In 2015, immigrants made up 17.7 percent of the workforce in Illinois, but accounted for 23.1 percent of STEM workers in the state and 22.1 percent of entrepreneurs, all higher than the national average, ISTC found.

International students are particularly a strong part of non-health STEM degrees: About 5,200 non-health STEM degrees went to international students, and 68 percent of those degrees were at the masters level (that's double the number since 2007). Overall, this is 42 percent higher than the national average.

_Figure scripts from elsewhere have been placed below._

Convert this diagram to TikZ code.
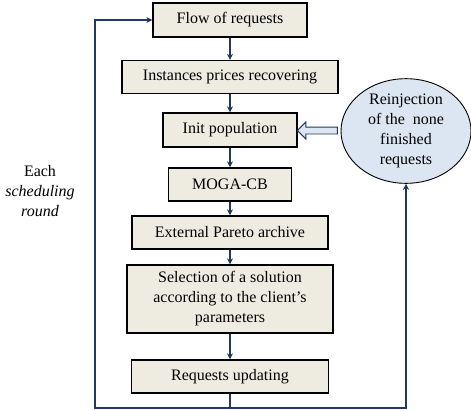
\documentclass[tikz,border=0pt]{standalone}
\usepackage{fontspec}
\setmainfont{Liberation Serif}
\usetikzlibrary{shapes.geometric,shapes.arrows,arrows.meta,calc}
\definecolor{beige}{HTML}{EEECE1}
\definecolor{bleuclair}{HTML}{DCE6F2}
\definecolor{marine}{HTML}{1F3864}
\tikzset{
  boite/.style={draw=black, line width=1.3pt, fill=beige, inner sep=2pt, align=center,
    font=\fontsize{16}{20}\selectfont},
  lien/.style={draw=marine, line width=1.3pt, -{Stealth[length=6pt,width=6pt]}},
  trait/.style={draw=marine, line width=1.3pt},
}
\begin{document}
\begin{tikzpicture}[x=1pt,y=-1pt]
    \useasboundingbox (0,0) rectangle (471,410);

    % Les etapes de l'ordonnancement
    \node[boite, minimum width=154, minimum height=34] (flux) at (230,20) {Flow of requests};
    \node[boite, minimum width=216, minimum height=33] (prix) at (230,77) {Instances prices recovering};
    \node[boite, minimum width=134, minimum height=34] (init) at (230,130) {Init population};
    \node[boite, minimum width=123, minimum height=33] (moga) at (230,184.5) {MOGA-CB};
    \node[boite, minimum width=196, minimum height=33] (archive) at (230,232.5) {External Pareto archive};
    \node[boite, minimum width=206, minimum height=68] (choix) at (230,299)
        {Selection of a solution\\according to the client’s\\parameters};
    \node[boite, minimum width=197, minimum height=33] (maj) at (230,376.5) {Requests updating};

    % La reinjection
    \node[ellipse, draw=black, line width=0.9pt, fill=bleuclair, minimum width=130, minimum height=94,
        inner sep=0pt, align=center, font=\fontsize{16}{20}\selectfont] (reinj) at (406,131)
        {Reinjection\\of the \ none\\finished\\requests};
    \node[single arrow, draw=marine, line width=0.9pt, fill=bleuclair, shape border rotate=180,
        minimum height=40, inner sep=3pt, single arrow head extend=5pt] (fleche)
        at ($(init.east)!0.5!(reinj.west)$) {};

    % Le texte a gauche
    \node[align=center, font=\fontsize{16}{20}\selectfont] (tour) at (40,191)
        {Each\\\textit{scheduling}\\\textit{round}};

    % Les fleches verticales
    \draw[lien] (flux) -- (prix);
    \draw[lien] (prix) -- (init);
    \draw[lien] (init) -- (moga);
    \draw[lien] (moga) -- (archive);
    \draw[lien] (archive) -- (choix);
    \draw[lien] (choix) -- (maj);

    % La boucle
    \coordinate (bas) at (230,408);
    \coordinate (hautg) at (95,20);
    \draw[trait] (maj.south) -- (bas);
    \draw[lien] (bas) -| (hautg) -- (flux.west);
    \draw[lien] (bas) -| (reinj.south);
\end{tikzpicture}
\end{document}
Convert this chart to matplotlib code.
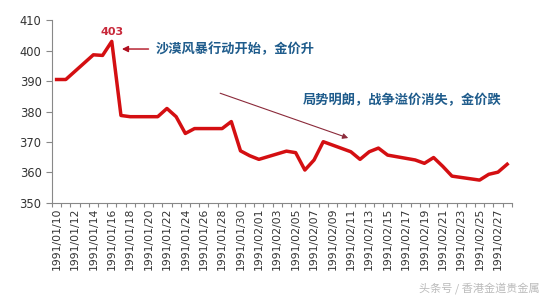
import matplotlib
matplotlib.use('Agg')
import matplotlib.pyplot as plt
import pandas as pd

plt.rcParams['font.family'] = ['DejaVu Sans', 'Noto Sans CJK SC']

# 交易日与金价
fechas = ['1991-01-10', '1991-01-11', '1991-01-14', '1991-01-15', '1991-01-16',
          '1991-01-17', '1991-01-18', '1991-01-21', '1991-01-22', '1991-01-23',
          '1991-01-24', '1991-01-25', '1991-01-28', '1991-01-29', '1991-01-30',
          '1991-01-31', '1991-02-01', '1991-02-04', '1991-02-05', '1991-02-06',
          '1991-02-07', '1991-02-08', '1991-02-11', '1991-02-12', '1991-02-13',
          '1991-02-14', '1991-02-15', '1991-02-18', '1991-02-19', '1991-02-20',
          '1991-02-21', '1991-02-22', '1991-02-25', '1991-02-26', '1991-02-27',
          '1991-02-28']
precios = [390.5, 390.5, 398.6, 398.4, 403.0,
           378.7, 378.3, 378.3, 381.0, 378.3,
           372.8, 374.4, 374.4, 376.7, 367.1,
           365.5, 364.3, 367.0, 366.5, 360.8,
           364.1, 370.1, 366.8, 364.3, 366.8,
           368.0, 365.7, 364.1, 363.0, 364.9,
           362.0, 358.8, 357.5, 359.4, 360.1,
           362.7]

inicio = pd.Timestamp('1991-01-10')
fin = pd.Timestamp('1991-02-28')
dias = pd.date_range(inicio, fin, freq='D')
etiquetas = [d.strftime('%Y/%m/%d') for d in dias]

x = [(pd.Timestamp(f) - inicio).days for f in fechas]

fig = plt.figure(figsize=(5.45, 2.95), dpi=100)
ax = fig.add_axes([0.0954, 0.312, 0.8436, 0.62])

ax.plot(x, precios, color='#D40F12', linewidth=2.5, solid_joinstyle='round')

ax.set_xlim(-0.5, len(dias) - 0.5)
ax.set_ylim(350, 410)
ax.set_yticks(range(350, 411, 10))

ax.set_xticks([i - 0.5 for i in range(len(dias) + 1)], minor=False)
ax.set_xticklabels([])
ax.set_xticks(range(0, len(dias), 2), minor=True)
ax.set_xticklabels(etiquetas[::2], minor=True, rotation=90, fontsize=7.8,
                   color='#333333')
ax.tick_params(axis='x', which='major', length=3, color='#888888', width=0.8)
ax.tick_params(axis='x', which='minor', length=0, pad=3)
ax.tick_params(axis='y', length=4, color='#888888', width=0.8,
               labelsize=8.3, labelcolor='#333333')

for s in ['top', 'right']:
    ax.spines[s].set_visible(False)
for s in ['left', 'bottom']:
    ax.spines[s].set_color('#888888')
    ax.spines[s].set_linewidth(0.8)

# 标注
ax.text(6, 404.3, '403', color='#C8283A', fontsize=8, fontweight='bold',
        ha='center', va='bottom')
ax.annotate('', xy=(6.8, 400.5), xytext=(10.3, 400.5),
            arrowprops=dict(arrowstyle='-|>', color='#B01020', lw=1.0,
                            mutation_scale=9))
ax.text(10.8, 400.5, '沙漠风暴行动开始，金价升', color='#1F5C8C', fontsize=9.5,
        fontweight='bold', family=['Noto Sans CJK SC'], ha='left', va='center')
ax.annotate('', xy=(32.0, 371.0), xytext=(17.5, 386.3),
            arrowprops=dict(arrowstyle='-|>', color='#8B2A3A', lw=0.8,
                            mutation_scale=8))
ax.text(26.8, 383.8, '局势明朗，战争溢价消失，金价跌', color='#1F5C8C', fontsize=9.5,
        fontweight='bold', family=['Noto Sans CJK SC'], ha='left', va='center')

fig.text(0.99, 0.025, '头条号 / 香港金道贵金属', color='#BBBBBB', fontsize=8,
         family=['Noto Sans CJK SC'], ha='right', va='center')

fig.savefig('out.png', dpi=100)
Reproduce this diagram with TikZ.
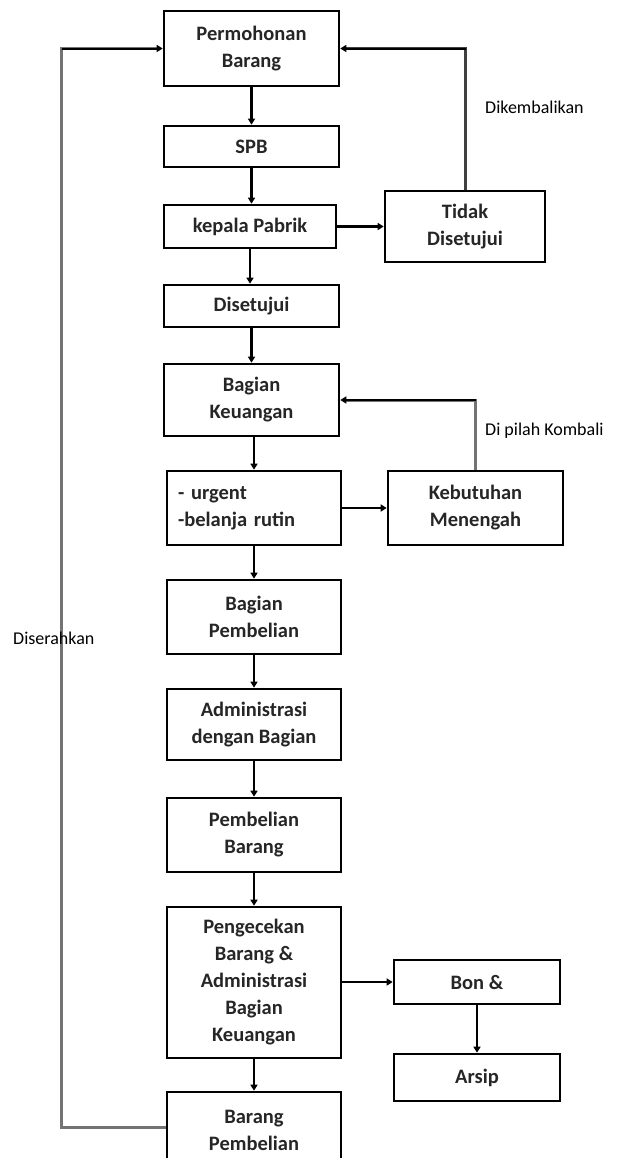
\documentclass[tikz,border=0pt]{standalone}
\usepackage{fontspec}
\setmainfont{Carlito}
\usetikzlibrary{arrows.meta,calc}
\begin{document}
\begin{tikzpicture}[x=1pt,y=-1pt,
  box/.style={draw=black,line width=2.6pt,inner sep=0pt,align=center,
    font=\bfseries\fontsize{20.5}{27}\selectfont,text=black!85},
  arr/.style={line width=2.4pt,-{Triangle[length=6pt,width=7pt]}},
  loop/.style={line width=3pt,draw=black!55,-{Triangle[length=6pt,width=7pt,color=black]}},
  lbl/.style={font=\fontsize{18}{20}\selectfont,anchor=west,inner sep=0pt}]
\useasboundingbox[fill=white] (0,0) rectangle (629,1158);
\node[box,minimum width=175pt,minimum height=75pt] (perm) at (251.5,48.5) {Permohonan\\Barang};
\node[box,minimum width=175pt,minimum height=41pt] (spb) at (251.5,146.5) {SPB};
\node[box,minimum width=172pt,minimum height=43pt] (kep) at (250,226.5) {kepala Pabrik};
\node[box,minimum width=160pt,minimum height=71pt] (tidak) at (465,226.5) {Tidak\\Disetujui};
\node[box,minimum width=175pt,minimum height=42pt] (dis) at (251.5,306) {Disetujui};
\node[box,minimum width=175pt,minimum height=72pt] (keu) at (251.5,400) {Bagian\\Keuangan};
\node[box,align=left,text width=152pt,inner xsep=11pt,minimum height=74pt] (urg) at (254,508) {- urgent\\-belanja rutin};
\node[box,minimum width=175pt,minimum height=74pt] (keb) at (475.5,508) {Kebutuhan\\Menengah};
\node[box,minimum width=174pt,minimum height=74pt] (pemb) at (254,617) {Bagian\\Pembelian};
\node[box,minimum width=174pt,minimum height=71pt] (adm) at (254,724.5) {Administrasi\\dengan Bagian};
\node[box,minimum width=174pt,minimum height=74pt] (pbar) at (254,835) {Pembelian\\Barang};
\node[box,minimum width=174pt,minimum height=151pt] (peng) at (254,982.5) {Pengecekan\\Barang \&\\Administrasi\\Bagian\\Keuangan};
\node[box,minimum width=166pt,minimum height=44pt] (bon) at (477,982) {Bon \&};
\node[box,minimum width=166pt,minimum height=47pt] (arsip) at (477,1077.5) {Arsip};
\node[box,minimum width=174pt,minimum height=76pt] (bp) at (254,1130) {Barang\\Pembelian};

\draw[arr] (perm.south) -- (perm.south |- spb.north);
\draw[arr] (spb.south) -- (spb.south |- kep.north);
\draw[arr] (kep.south) -- (kep.south |- dis.north);
\draw[arr] (kep.east) -- (tidak.west);
\draw[arr] (dis.south) -- (dis.south |- keu.north);
\draw[arr] (keu.south -| urg.north) -- (urg.north);
\draw[arr] (urg.east) -- (keb.west);
\draw[arr] (urg.south) -- (pemb.north);
\draw[arr] (pemb.south) -- (adm.north);
\draw[arr] (adm.south) -- (pbar.north);
\draw[arr] (pbar.south) -- (peng.north);
\draw[arr] (peng.south) -- (bp.north);
\draw[arr] (peng.east |- bon.west) -- (bon.west);
\draw[arr] (bon.south) -- (arsip.north);

\draw[loop,draw=black!75] (tidak.north) |- (perm.east);
\draw[loop] (keb.north) |- (keu.east);
\coordinate (bpout) at ($(bp.west)+(0,-3)$);
\draw[loop] (bpout) -- ++(-104,0) |- (perm.west);
\draw[line width=2.4pt] (466,49) -- (346,49);
\draw[line width=2.4pt] (476,400) -- (346,400);
\draw[line width=2.4pt] (62,49) -- (157,49);

\node[lbl] (l1) at (485,107) {Dikembalikan};
\node[lbl] (l2) at (485,431) {Di pilah Kombali};
\node[lbl] (l3) at (13,638) {Diserahkan};
\end{tikzpicture}
\end{document}
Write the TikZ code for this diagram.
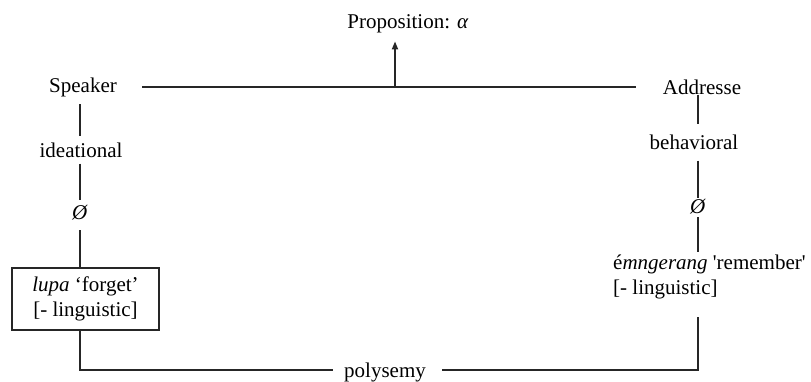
\documentclass[tikz,border=0pt]{standalone}
\usepackage{fontspec}
\setmainfont{Liberation Serif}
\usetikzlibrary{arrows.meta}
\begin{document}
\begin{tikzpicture}[x=1pt,y=-1pt,
  every node/.style={inner sep=0pt, text=black, font=\fontsize{21}{25}\selectfont},
  wire/.style={line width=1.3pt, draw=black!85},
  bar/.style={line width=2.2pt, draw=black!85},
  framebox/.style={draw=black!85, line width=1.5pt, minimum width=147pt, minimum height=62pt, align=center},
  uparrow/.style={line width=1.8pt, draw=black!85, -{Triangle[length=8pt,width=6pt]}}
  ]
\useasboundingbox (0,0) rectangle (811,381);

% top row: the two participants and the proposition between them
\node (prop) at (408,24) {Proposition: \textit{α}};
\node (speaker) at (83,87) {Speaker};
\node (addr) at (702,87) {Addresse};
\coordinate (mid) at (395,87);
\draw[bar] ([xshift=25pt]speaker.east) -- ([xshift=-27pt]addr.west);
\draw[uparrow, shorten >=8pt] (mid) -- (mid |- prop.south);

% column anchors for the two branches
\coordinate (cornerL) at (80,370);
\coordinate (cornerR) at (698,370);

% speaker branch
\node (ideational) at (81,150) {ideational};
\node (nullL) at (80,213) {\textit{Ø}};
\node[framebox] (lupa) at (85.5,299) {\textit{lupa} `forget'\\{[}- linguistic{]}};
\draw[wire, shorten <=7.5pt, shorten >=6pt] (speaker.south -| cornerL) -- (ideational.north -| cornerL);
\draw[wire, shorten <=6pt, shorten >=5.5pt] (ideational.south -| cornerL) -- (nullL.north -| cornerL);
\draw[wire, shorten <=9.5pt] (nullL.south -| cornerL) -- (lupa.north -| cornerL);

% addressee branch
\node (behav) at (694,142) {behavioral};
\node (nullR) at (698,207) {\textit{Ø}};
\node[anchor=north west, align=left] (rem) at (613,255)
  {é\textit{mngerang} \textquotesingle remember\textquotesingle\\{[}- linguistic{]}};
\draw[wire, shorten >=10pt] (addr.south -| cornerR) -- (behav.north -| cornerR);
\draw[wire, shorten <=11pt, shorten >=1pt] (behav.south -| cornerR) -- (nullR.north -| cornerR);
\draw[wire, shorten <=2.5pt, shorten >=3pt] (nullR.south -| cornerR) -- (rem.north -| cornerR);

% bottom link
\node[anchor=base] (poly) at (385,377) {polysemy};
\draw[bar, shorten >=11pt] (lupa.south -| cornerL) -- (cornerL) -- (poly.west |- cornerL);
\draw[bar, shorten <=16pt, shorten >=17pt] (poly.east |- cornerR) -- (cornerR) -- (rem.south -| cornerR);
\end{tikzpicture}
\end{document}
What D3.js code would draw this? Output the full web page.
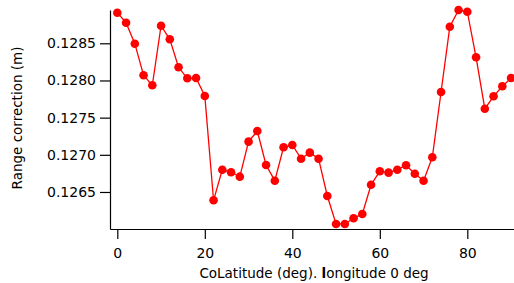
<!DOCTYPE html>
<html>
<head>
<meta charset="utf-8">
<script src="https://cdn.jsdelivr.net/npm/d3@7"></script>
<style>
  body { margin: 0; background: #fff; }
  svg { display: block; font-family: "DejaVu Sans", sans-serif; }
  .axis path, .axis line { stroke: #000; stroke-width: 1.2; }
  .axis text { font-size: 14px; fill: #000; }
  .axis-label { font-size: 13.5px; fill: #000; }
</style>
</head>
<body>
<div id="chart"></div>
<script>
// CoLatitude (deg) at longitude 0
const colatitude = [0, 2, 4, 6, 8, 10, 12, 14, 16, 18, 20, 22, 24, 26, 28, 30, 32, 34, 36, 38,
  40, 42, 44, 46, 48, 50, 52, 54, 56, 58, 60, 62, 64, 66, 68, 70, 72, 74, 76, 78, 80, 82, 84, 86, 88, 90];

// Range correction (m)
const rangeCorrection = [0.128912, 0.128777, 0.128495, 0.128070, 0.127935, 0.128737, 0.128554, 0.128177,
  0.128029, 0.128033, 0.127791, 0.126388, 0.126800, 0.126765, 0.126706, 0.127177, 0.127320, 0.126863,
  0.126652, 0.127101, 0.127132, 0.126948, 0.127029, 0.126948, 0.126446, 0.126070, 0.126070, 0.126146,
  0.126204, 0.126598, 0.126778, 0.126760, 0.126800, 0.126859, 0.126746, 0.126652, 0.126967, 0.127845,
  0.128723, 0.128948, 0.128925, 0.128312, 0.127620, 0.127787, 0.127922, 0.128033];

const xTicks = [0, 20, 40, 60, 80];
const yTicks = [0.1265, 0.1270, 0.1275, 0.1280, 0.1285];

const data = colatitude.map((c, i) => ({ x: c, y: rangeCorrection[i] }));

const W = 514, H = 283;
const margin = { left: 110, right: 514, top: 10, bottom: 229 };

const svg = d3.select('#chart')
  .append('svg')
  .attr('width', W)
  .attr('height', H);

const x = d3.scaleLinear()
  .domain([-1.67, 90.67])
  .range([margin.left, margin.right]);

const y = d3.scaleLinear()
  .domain([0.126002, 0.128948])
  .range([margin.bottom, margin.top]);

const xAxis = d3.axisBottom(x)
  .tickValues(xTicks)
  .tickSize(10)
  .tickSizeOuter(0)
  .tickPadding(9)
  .tickFormat(d3.format('d'));

const yAxis = d3.axisLeft(y)
  .tickValues(yTicks)
  .tickSize(10)
  .tickSizeOuter(0)
  .tickPadding(4)
  .tickFormat(d3.format('.4f'));

svg.append('g')
  .attr('class', 'axis axis-x')
  .attr('transform', `translate(0,${margin.bottom})`)
  .call(xAxis);

svg.append('g')
  .attr('class', 'axis axis-y')
  .attr('transform', `translate(${margin.left},0)`)
  .call(yAxis);

svg.selectAll('.axis').attr('font-family', null).attr('font-size', null);

const line = d3.line()
  .x(d => x(d.x))
  .y(d => y(d.y));

svg.append('path')
  .datum(data)
  .attr('fill', 'none')
  .attr('stroke', '#ff0000')
  .attr('stroke-width', 1.3)
  .attr('d', line);

svg.selectAll('.dot')
  .data(data)
  .enter()
  .append('circle')
  .attr('class', 'dot')
  .attr('cx', d => x(d.x))
  .attr('cy', d => y(d.y))
  .attr('r', 4.3)
  .attr('fill', '#ff0000');

const xLabel = svg.append('text')
  .attr('class', 'axis-label')
  .attr('x', 314)
  .attr('y', 278)
  .attr('text-anchor', 'middle');
xLabel.append('tspan').text('CoLatitude (deg). ');
xLabel.append('tspan').attr('font-weight', 'bold').text('l');
xLabel.append('tspan').text('ongitude 0 deg');

svg.append('text')
  .attr('class', 'axis-label')
  .attr('transform', 'rotate(-90)')
  .attr('x', -118)
  .attr('y', 22)
  .attr('text-anchor', 'middle')
  .text('Range correction (m)');
</script>
</body>
</html>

However, Illinois graduates are leaving for other major tech hubs and taking key tech skills with them. Illinois STEM graduates are heading to Washington, Colorado, Florida, Texas and California at higher rates than their graduates are coming here: 4,866 more people left Illinois for California in the last year, than came to Illinois. Skills lost from this migration include Perl/Python/Ruby, game development, cloud and distributed computing, machine learning and optical engineering.

The Jobs

Illinois is on-par with the national average of STEM and STEM-related jobs. Illinois has about 4.45 percent of the national share of STEM jobs (compared to 4.85 percent nationally on average), and 5.84 percent of STEM-related jobs (compared to 5.79 percent on average nationally). Healthcare counts for 95 percent of STEM-related occupations, and healthcare occupations in Illinois exceed the national average by 19 percent.

When looking at STEM, computer-related jobs are expected to grow significantly in Illinois over the next decade, despite slower-than-average growth over the last four years. Over the next ten years, STEM jobs in Illinois are expected to rise 12 percent (compared with 9 percent for the nation overall). STEM and STEM-related jobs are expected to grow faster than other occupations as well: "Seven of the top 10 fastest-growing occupations in the state are projected to be STEM or STEM-related occupations, while two of the top three—web developers and software developers, applications—are computer technology–related occupations," ISTC points out.